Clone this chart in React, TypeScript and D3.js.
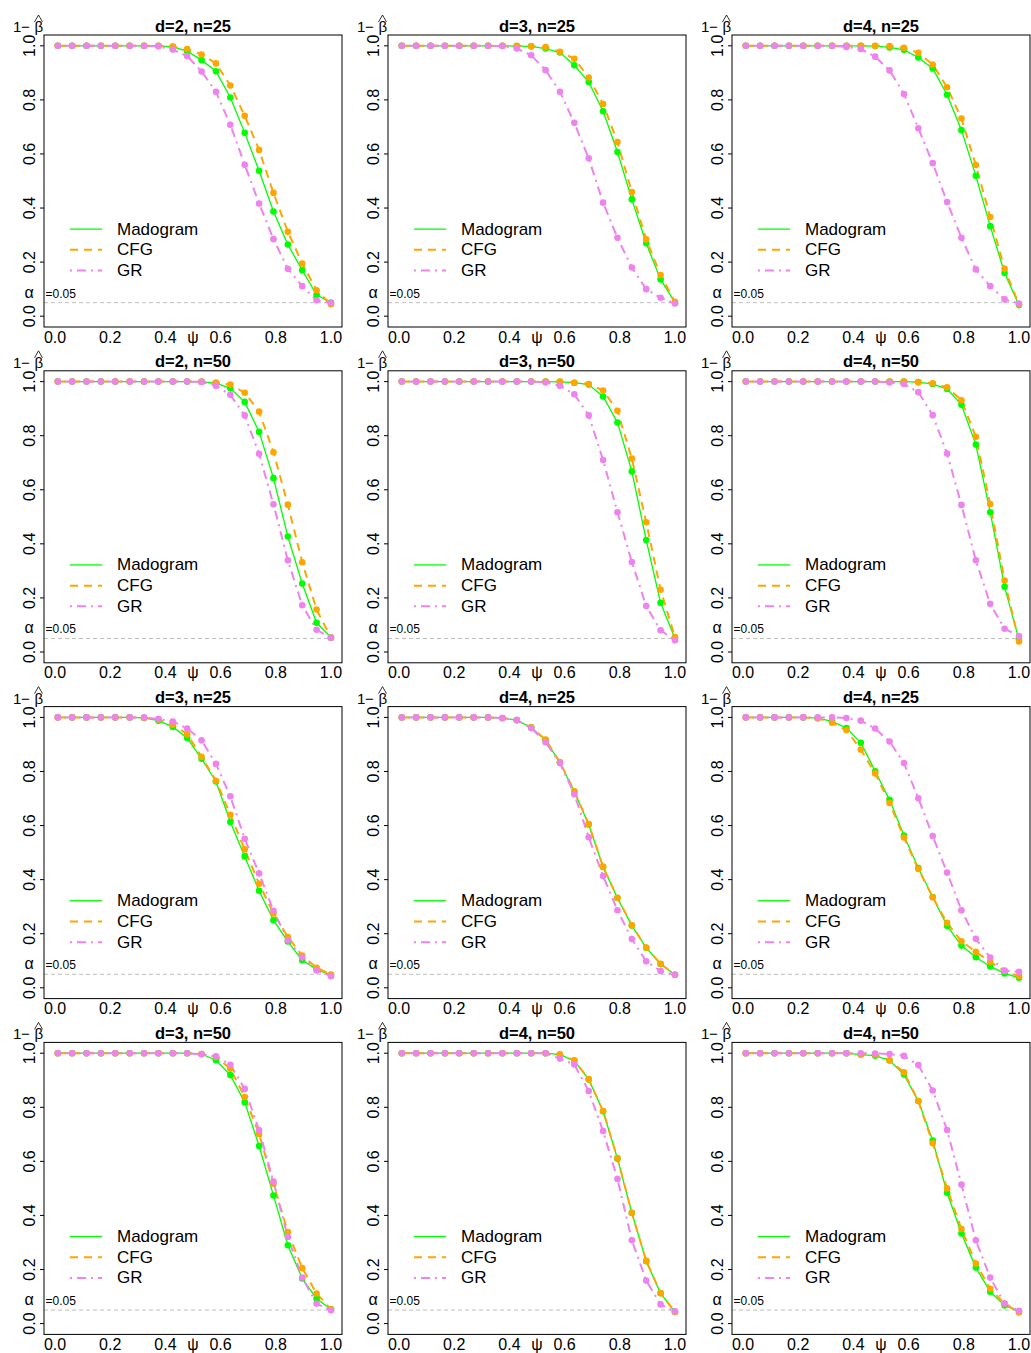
import React from "react";
import * as d3 from "d3";

const PSI = [0.01, 0.0621, 0.1142, 0.1663, 0.2184, 0.2705, 0.3226, 0.3747, 0.4268, 0.4789, 0.5311, 0.5832, 0.6353, 0.6874, 0.7395, 0.7916, 0.8437, 0.8958, 0.9479, 1.0];

const TITLES = ["d=2, n=25", "d=3, n=25", "d=4, n=25", "d=2, n=50", "d=3, n=50", "d=4, n=50", "d=3, n=25", "d=4, n=25", "d=4, n=25", "d=3, n=50", "d=4, n=50", "d=4, n=50"];
const X_TICKS = [0, 0.2, 0.4, 0.6, 0.8, 1.0];
const Y_TICKS = [0, 0.2, 0.4, 0.6, 0.8, 1.0];
const LEGEND = ["Madogram", "CFG", "GR"];
const ALPHA = 0.05;

const MADO_1 = [1, 1, 1, 1, 1, 1, 1, 1, 0.996, 0.98, 0.947, 0.906, 0.809, 0.678, 0.538, 0.387, 0.265, 0.17, 0.079, 0.05];
const CFG_1 = [1, 1, 1, 1, 1, 1, 1, 1, 0.997, 0.988, 0.968, 0.935, 0.853, 0.741, 0.615, 0.456, 0.312, 0.195, 0.096, 0.044];
const GR_1 = [1, 1, 1, 1, 1, 1, 1, 0.998, 0.986, 0.962, 0.905, 0.83, 0.708, 0.56, 0.417, 0.285, 0.175, 0.111, 0.059, 0.049];

const MADO_2 = [1, 1, 1, 1, 1, 1, 1, 1, 0.999, 0.998, 0.99, 0.975, 0.928, 0.866, 0.758, 0.607, 0.432, 0.27, 0.136, 0.05];
const CFG_2 = [1, 1, 1, 1, 1, 1, 1, 1, 1.0, 0.998, 0.995, 0.978, 0.952, 0.883, 0.785, 0.644, 0.459, 0.284, 0.152, 0.053];
const GR_2 = [1, 1, 1, 1, 1, 1, 1, 0.999, 0.99, 0.965, 0.91, 0.83, 0.715, 0.584, 0.42, 0.29, 0.18, 0.1, 0.068, 0.047];

const MADO_3 = [1, 1, 1, 1, 1, 1, 1, 1, 1.0, 0.999, 0.994, 0.985, 0.957, 0.916, 0.819, 0.688, 0.519, 0.333, 0.16, 0.041];
const CFG_3 = [1, 1, 1, 1, 1, 1, 1, 1, 1.0, 1.0, 0.999, 0.993, 0.974, 0.931, 0.847, 0.731, 0.559, 0.367, 0.175, 0.044];
const GR_3 = [1, 1, 1, 1, 1, 1, 1, 0.996, 0.988, 0.96, 0.909, 0.822, 0.695, 0.566, 0.422, 0.29, 0.173, 0.111, 0.062, 0.047];

const MADO_4 = [1, 1, 1, 1, 1, 1, 1, 1, 1, 1, 0.999, 0.994, 0.975, 0.925, 0.814, 0.643, 0.427, 0.253, 0.108, 0.053];
const CFG_4 = [1, 1, 1, 1, 1, 1, 1, 1, 1, 1, 1.0, 0.997, 0.989, 0.959, 0.889, 0.739, 0.545, 0.332, 0.157, 0.053];
const GR_4 = [1, 1, 1, 1, 1, 1, 1, 1, 1, 1, 0.999, 0.985, 0.951, 0.875, 0.733, 0.546, 0.339, 0.173, 0.082, 0.053];

const MADO_5 = [1, 1, 1, 1, 1, 1, 1, 1, 1, 1, 1.0, 0.999, 0.996, 0.989, 0.945, 0.849, 0.668, 0.414, 0.182, 0.05];
const CFG_5 = [1, 1, 1, 1, 1, 1, 1, 1, 1, 1, 1.0, 1.0, 0.996, 0.991, 0.967, 0.892, 0.715, 0.48, 0.23, 0.055];
const GR_5 = [1, 1, 1, 1, 1, 1, 1, 1, 1, 1, 0.997, 0.985, 0.953, 0.875, 0.71, 0.517, 0.333, 0.17, 0.08, 0.043];

const MADO_6 = [1, 1, 1, 1, 1, 1, 1, 1, 1, 1, 1.0, 1.0, 0.998, 0.991, 0.973, 0.914, 0.767, 0.517, 0.241, 0.045];
const CFG_6 = [1, 1, 1, 1, 1, 1, 1, 1, 1, 1, 1.0, 1.0, 0.998, 0.994, 0.979, 0.931, 0.796, 0.547, 0.264, 0.039];
const GR_6 = [1, 1, 1, 1, 1, 1, 1, 1, 1, 1, 0.997, 0.991, 0.961, 0.876, 0.734, 0.544, 0.339, 0.178, 0.086, 0.059];

const MADO_7 = [1, 1, 1, 1, 1, 1, 0.998, 0.988, 0.965, 0.924, 0.847, 0.763, 0.613, 0.486, 0.359, 0.25, 0.171, 0.102, 0.068, 0.047];
const CFG_7 = [1, 1, 1, 1, 1, 1, 0.999, 0.992, 0.973, 0.938, 0.854, 0.766, 0.64, 0.512, 0.385, 0.275, 0.188, 0.119, 0.074, 0.049];
const GR_7 = [1, 1, 1, 1, 1, 1, 1.0, 0.994, 0.985, 0.959, 0.915, 0.828, 0.708, 0.551, 0.423, 0.285, 0.176, 0.112, 0.064, 0.043];

const MADO_8 = [1, 1, 1, 1, 1, 1, 1, 0.997, 0.99, 0.963, 0.916, 0.833, 0.725, 0.604, 0.447, 0.332, 0.23, 0.148, 0.088, 0.048];
const CFG_8 = [1, 1, 1, 1, 1, 1, 1, 0.998, 0.99, 0.963, 0.918, 0.834, 0.727, 0.606, 0.448, 0.333, 0.231, 0.149, 0.089, 0.048];
const GR_8 = [1, 1, 1, 1, 1, 1, 1, 0.998, 0.99, 0.961, 0.908, 0.831, 0.716, 0.557, 0.413, 0.287, 0.18, 0.098, 0.062, 0.048];

const MADO_9 = [1, 1, 1, 1, 1, 0.997, 0.985, 0.961, 0.906, 0.801, 0.695, 0.563, 0.443, 0.336, 0.229, 0.156, 0.113, 0.079, 0.053, 0.037];
const CFG_9 = [1, 1, 1, 1, 1, 0.997, 0.98, 0.953, 0.881, 0.793, 0.683, 0.556, 0.439, 0.335, 0.24, 0.172, 0.133, 0.096, 0.062, 0.043];
const GR_9 = [1, 1, 1, 1, 1, 1.0, 1.0, 0.998, 0.988, 0.959, 0.911, 0.831, 0.701, 0.561, 0.426, 0.287, 0.181, 0.112, 0.064, 0.059];

const MADO_10 = [1, 1, 1, 1, 1, 1, 1, 1, 1, 1, 0.997, 0.974, 0.919, 0.819, 0.657, 0.474, 0.29, 0.167, 0.092, 0.053];
const CFG_10 = [1, 1, 1, 1, 1, 1, 1, 1, 1, 1, 0.997, 0.986, 0.943, 0.838, 0.701, 0.517, 0.339, 0.205, 0.111, 0.053];
const GR_10 = [1, 1, 1, 1, 1, 1, 1, 1, 1, 1, 0.996, 0.989, 0.957, 0.868, 0.716, 0.525, 0.32, 0.17, 0.074, 0.049];

const MADO_11 = [1, 1, 1, 1, 1, 1, 1, 1, 1, 1, 1, 0.995, 0.972, 0.903, 0.785, 0.61, 0.409, 0.231, 0.112, 0.043];
const CFG_11 = [1, 1, 1, 1, 1, 1, 1, 1, 1, 1, 1, 0.995, 0.974, 0.904, 0.786, 0.612, 0.41, 0.232, 0.113, 0.043];
const GR_11 = [1, 1, 1, 1, 1, 1, 1, 1, 1, 1, 1, 0.98, 0.958, 0.86, 0.712, 0.535, 0.308, 0.159, 0.071, 0.045];

const MADO_12 = [1, 1, 1, 1, 1, 1, 1, 1, 0.995, 0.991, 0.973, 0.921, 0.823, 0.677, 0.484, 0.333, 0.207, 0.118, 0.067, 0.045];
const CFG_12 = [1, 1, 1, 1, 1, 1, 1, 1, 0.995, 0.994, 0.974, 0.929, 0.823, 0.667, 0.5, 0.35, 0.222, 0.129, 0.074, 0.041];
const GR_12 = [1, 1, 1, 1, 1, 1, 1, 1, 1.0, 0.999, 0.997, 0.99, 0.956, 0.862, 0.716, 0.514, 0.308, 0.17, 0.074, 0.047];

const PANELS = [
  [MADO_1, CFG_1, GR_1], [MADO_2, CFG_2, GR_2], [MADO_3, CFG_3, GR_3],
  [MADO_4, CFG_4, GR_4], [MADO_5, CFG_5, GR_5], [MADO_6, CFG_6, GR_6],
  [MADO_7, CFG_7, GR_7], [MADO_8, CFG_8, GR_8], [MADO_9, CFG_9, GR_9],
  [MADO_10, CFG_10, GR_10], [MADO_11, CFG_11, GR_11], [MADO_12, CFG_12, GR_12],
];

const STYLES = [
  { color: "#00FF00", width: 1.3, dash: undefined as string | undefined },
  { color: "#FFA500", width: 2, dash: "8 6" },
  { color: "#EE82EE", width: 2, dash: "2 5 9 5" },
];

const W = 1031;
const H = 1353;
const COL_X0 = 44;
const COL_STEP = 344;
const ROW_Y0 = 35;
const ROW_STEP = 335.8;
const BOX_W = 298;
const BOX_H = 292;
const FONT = "'Liberation Sans', Arial, Helvetica, sans-serif";

function Panel({ idx }: { idx: number }) {
  const r = Math.floor(idx / 3);
  const c = idx % 3;
  const left = COL_X0 + c * COL_STEP;
  const top = ROW_Y0 + r * ROW_STEP;
  const x = d3.scaleLinear().domain([-0.04, 1.04]).range([0, BOX_W]);
  const y = d3.scaleLinear().domain([-0.04, 1.04]).range([BOX_H, 0]);
  const line = d3
    .line<number>()
    .x((_, i) => x(PSI[i]))
    .y((d) => y(d));
  const series = PANELS[idx];
  const legY0 = y(0.322);
  const legStep = 20.7;
  return (
    <g transform={`translate(${left},${top})`} fontFamily={FONT}>
      <line x1={0} x2={x(1)} y1={y(ALPHA)} y2={y(ALPHA)} stroke="#BEBEBE" strokeWidth={1} strokeDasharray="4 3" />
      {series.map((s, k) => (
        <path key={`l${k}`} d={line(s) || ""} fill="none" stroke={STYLES[k].color} strokeWidth={STYLES[k].width} strokeDasharray={STYLES[k].dash} />
      ))}
      {series.map((s, k) => (
        <g key={`p${k}`} fill={STYLES[k].color}>
          {s.map((v, i) => (
            <circle key={i} cx={x(PSI[i])} cy={y(v)} r={3.3} />
          ))}
        </g>
      ))}
      <rect x={0} y={0} width={BOX_W} height={BOX_H} fill="none" stroke="#000" strokeWidth={1} />
      <text x={BOX_W / 2} y={-3.5} textAnchor="middle" fontWeight="bold" fontSize={16.5}>
        {TITLES[idx]}
      </text>
      {Y_TICKS.map((t) => (
        <g key={`yt${t}`}>
          <line x1={-4} x2={0} y1={y(t)} y2={y(t)} stroke="#000" />
          <text transform={`translate(-9,${y(t)}) rotate(-90)`} textAnchor="middle" fontSize={16}>
            {t.toFixed(1)}
          </text>
        </g>
      ))}
      {X_TICKS.map((t) => (
        <text key={`xt${t}`} x={x(t)} y={BOX_H + 15.5} textAnchor="middle" fontSize={16}>
          {t.toFixed(1)}
        </text>
      ))}
      <text x={x(0.5)} y={BOX_H + 15.5} textAnchor="middle" fontSize={16}>
        ψ
      </text>
      <text x={-31} y={-3} fontSize={15}>1</text>
      <text x={-23} y={-3} fontSize={15}>−</text>
      <text x={-9.5} y={-3} fontSize={15}>β</text>
      <path d="M -9.5 -13 L -5.5 -20 L -1.5 -13" fill="none" stroke="#000" strokeWidth={0.8} />
      <text x={-15} y={y(ALPHA) - 5} textAnchor="middle" fontSize={16}>α</text>
      <text x={1.5} y={y(ALPHA) - 5} fontSize={12}>=0.05</text>
      {LEGEND.map((name, k) => (
        <g key={`lg${k}`}>
          <line x1={26} x2={58} y1={legY0 + k * legStep} y2={legY0 + k * legStep} stroke={STYLES[k].color} strokeWidth={STYLES[k].width} strokeDasharray={STYLES[k].dash} />
          <text x={73} y={legY0 + k * legStep} dominantBaseline="central" fontSize={17}>
            {name}
          </text>
        </g>
      ))}
    </g>
  );
}

export default function App() {
  return (
    <svg width={W} height={H} style={{ position: "absolute", left: 0, top: 0, background: "#fff" }}>
      <rect x={0} y={0} width={W} height={H} fill="#fff" />
      {PANELS.map((_, i) => (
        <Panel key={i} idx={i} />
      ))}
    </svg>
  );
}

> [SHORT PROBLEM]: Repeat the listing above exactly from its first line to the line containing "import * as", both included, and omit the pictures.

> [SOLUTION FOR THIS TASK]:
Clone this chart in React, TypeScript and D3.js.
import React from "react";
import * as d3 from "d3";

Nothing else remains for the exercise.